SB 4, filed by Sen. Pete Flores, R-Pleasanton, increases penalties for those convicted of human smuggling and using stash houses. It raises the minimum term of imprisonment for smuggling and continuous smuggling to 10 years. It also increases the minimum term of imprisonment to five years for the offense of operating a stash house, punishable as a third-degree felony or as a second-degree felony under certain conditions. It also increases penalties for committing these crimes during a disaster declaration.

Similar legislation was passed out of the House and Senate as HB 800 during the regular session. After a point of order was filed by a House Democrat over differing versions of the bill, House Speaker Dade Phelan, R-Beaumont, accepted it and the bill died.
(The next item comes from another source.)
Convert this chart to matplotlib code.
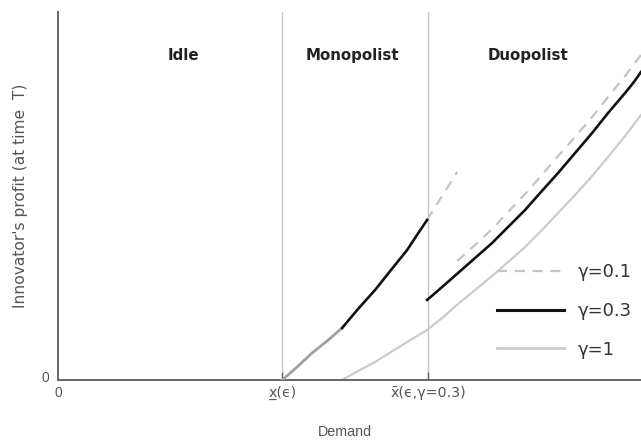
import matplotlib
matplotlib.use("Agg")
import matplotlib.pyplot as plt
from matplotlib.lines import Line2D

# ---- data ----
x_low = 1.0          # x(eps)
x_high = 1.65        # x-bar(eps, gamma=0.3)
x_max = 2.6
y_max = 3.68

# monopolist region, shared part (grey) and gamma=0.3 part (black)
mono_grey_x = [1.0, 1.066, 1.133, 1.200, 1.267]
mono_grey_y = [0.0, 0.13, 0.27, 0.39, 0.52]
mono_black_x = [1.267, 1.338, 1.414, 1.485, 1.557, 1.601, 1.646]
mono_black_y = [0.52, 0.71, 0.90, 1.10, 1.30, 1.45, 1.60]

# gamma = 0.1 (dashed): continuation of monopoly, then duopoly branch
g01_mono_x = [1.646, 1.713, 1.780]
g01_mono_y = [1.60, 1.84, 2.08]
g01_duo_x = [1.780, 1.860, 1.936, 2.007, 2.083, 2.154, 2.230, 2.306,
             2.382, 2.453, 2.529, 2.600]
g01_duo_y = [1.19, 1.35, 1.51, 1.68, 1.86, 2.04, 2.24, 2.43,
             2.63, 2.83, 3.04, 3.25]

# gamma = 0.3 (black) duopoly branch
g03_duo_x = [1.646, 1.713, 1.784, 1.860, 1.936, 2.007, 2.083, 2.154,
             2.230, 2.306, 2.382, 2.453, 2.529, 2.565, 2.600]
g03_duo_y = [0.80, 0.93, 1.07, 1.22, 1.37, 1.53, 1.70, 1.88,
             2.07, 2.27, 2.47, 2.67, 2.87, 2.97, 3.08]

# gamma = 1 (light grey)
g1_x = [1.267, 1.338, 1.414, 1.485, 1.557, 1.646, 1.713, 1.784, 1.860,
        1.936, 2.007, 2.083, 2.154, 2.230, 2.306, 2.382, 2.453, 2.529, 2.600]
g1_y = [0.0, 0.09, 0.18, 0.28, 0.38, 0.50, 0.62, 0.76, 0.90,
        1.04, 1.18, 1.33, 1.49, 1.67, 1.85, 2.04, 2.23, 2.44, 2.65]

regions = ["Idle", "Monopolist", "Duopolist"]
region_x = [0.56, 1.311, 2.096]
tick_pos = [x_low, x_high]
tick_labels = ["x\u0332(\u03f5)", "x\u0304(\u03f5,\u03b3=0.3)"]
legend_labels = ["\u03b3=0.1", "\u03b3=0.3", "\u03b3=1"]

# ---- figure ----
fig = plt.figure(figsize=(6.41, 4.40), dpi=100)
ax = fig.add_axes([58 / 641, 60 / 440, 583 / 641, 368 / 440])
ax.set_xlim(0, x_max)
ax.set_ylim(0, y_max)

for xv in tick_pos:
    ax.axvline(xv, color="#c4c4c4", lw=1.0, zorder=1)

dash_style = dict(color="#c4c4c4", lw=1.6, linestyle=(0, (4.5, 3.5)))
light = "#cccccc"

ax.plot(g1_x, g1_y, color=light, lw=1.6, zorder=2)
ax.plot(g01_mono_x, g01_mono_y, zorder=2, **dash_style)
ax.plot(g01_duo_x, g01_duo_y, zorder=2, **dash_style)
ax.plot(mono_grey_x, mono_grey_y, color="#a0a0a0", lw=2.0, zorder=3)
ax.plot(mono_black_x, mono_black_y, color="#111111", lw=1.9, zorder=3)
ax.plot(g03_duo_x, g03_duo_y, color="#111111", lw=1.9, zorder=3)

handles = [
    Line2D([], [], **dash_style),
    Line2D([], [], color="#111111", lw=2.2),
    Line2D([], [], color=light, lw=2.0),
]
leg = ax.legend(handles, legend_labels, loc="center left",
                bbox_to_anchor=(0.753, 0.1875), frameon=False,
                fontsize=13, handlelength=3.7, handletextpad=0.8,
                labelspacing=1.15, borderpad=0, borderaxespad=0)
for t in leg.get_texts():
    t.set_color("#333333")

for name, xv in zip(regions, region_x):
    ax.text(xv, 3.25, name, ha="center", va="center", fontsize=10.8,
            fontweight="bold", color="#222222")

ax.spines["top"].set_visible(False)
ax.spines["right"].set_visible(False)
for s in ["left", "bottom"]:
    ax.spines[s].set_color("#666666")
    ax.spines[s].set_linewidth(1.4)

lab_font = ["Liberation Sans", "DejaVu Sans"]
ax.set_xticks(tick_pos)
ax.set_xticklabels(tick_labels, fontsize=10.3, color="#555555", family="DejaVu Sans")
ax.tick_params(axis="x", direction="in", length=6, width=1, color="#666666", pad=4)
ax.set_yticks([])
ax.text(-0.04, 0.02, "0", ha="right", va="center", fontsize=10,
        color="#555555", family=lab_font)
ax.text(0.0, -0.13, "0", ha="center", va="center", fontsize=10,
        color="#555555", family=lab_font)

fig.text(345 / 641, 1 - 432 / 440, "Demand", ha="center", va="center",
         fontsize=10.3, color="#555555", family=lab_font)
fig.text(21 / 641, 1 - 196 / 440, "Innovator's profit (at time  T)",
         ha="center", va="center", rotation=90, fontsize=11.2,
         color="#555555", family="DejaVu Sans")

fig.savefig("out.png", dpi=100)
The senate passed SB 4 with overwhelming bipartisan support by a vote of 29-2.

After it passed, Lt. Gov. Dan Patrick said, “Texans are tired of the Biden Administration’s abdication of their constitutional responsibility to enforce the southern border. As the Administration’s lack of action endangers Texans and all Americans, the passage of SB 4 will support Texas’ historic efforts to secure the border and maintain public safety.

“The Texas Senate has been working diligently to address the priorities of Texans. This is now the third time the Texas Senate has passed this bill. The Texas Senate will pass this bill over and over again until it passes the Texas House.”

The Senate also passed SB 11, filed by Sen. Brian Birdwell, R-Granbury, which authorizes the state to enforce border security. It creates a new state crime for entering Texas illegally and authorizes Texas law enforcement officers to arrest illegal border crossers who enter Texas between ports of entry. It also creates penalties, including up to one year in jail for a first-time offender, two years in state jail for a second-time offender, and up to life in prison for convicted felons with multiple illegal entries.

The Senate passed the bill for a third time, having done so during the regular legislative session and the first special session. The bill went nowhere in the House.

Birdwell pointed out that Texas reached a record number of apprehensions of illegal border crossers in fiscal 2023 of over 1.84 million. “As a result of the federal government’s unwillingness to enforce federal immigration laws and secure our southern border, the state of Texas has stepped up and devoted time and resources to combat the unprecedented border crisis that the state is facing,” he said in a statement. He also said SB 4 was a “crucial step towards protecting the lives of innocent individuals, dismantling smuggling operations, and ensuring those who profit from such activities face appropriate consequences.”

Patrick said the measure is necessary because the federal government has abdicated responsibility for border security.

“Texas must take matters into our own hands because the crisis on our southern border, perpetuated by the Biden Administration, continues to rage,” he said. ‘The Texas Senate has appropriated billions of Texas taxpayer dollars to step into the breach created by [President Joe] Biden, [Vice President Kamala] Harris, and [DHS Secretary Alejandro] Mayorkas. Creating a state crime for illegal border crossings will give our troopers more authority to control the border and keep Texans safe.

“This is the 3rd time the Texas Senate has passed this critical legislation. The Senate is committed to securing the southern border and will pass this bill over and over again until it passes the Texas House, where it has died previously.”

Both bills have been assigned to the House State Affairs Committee.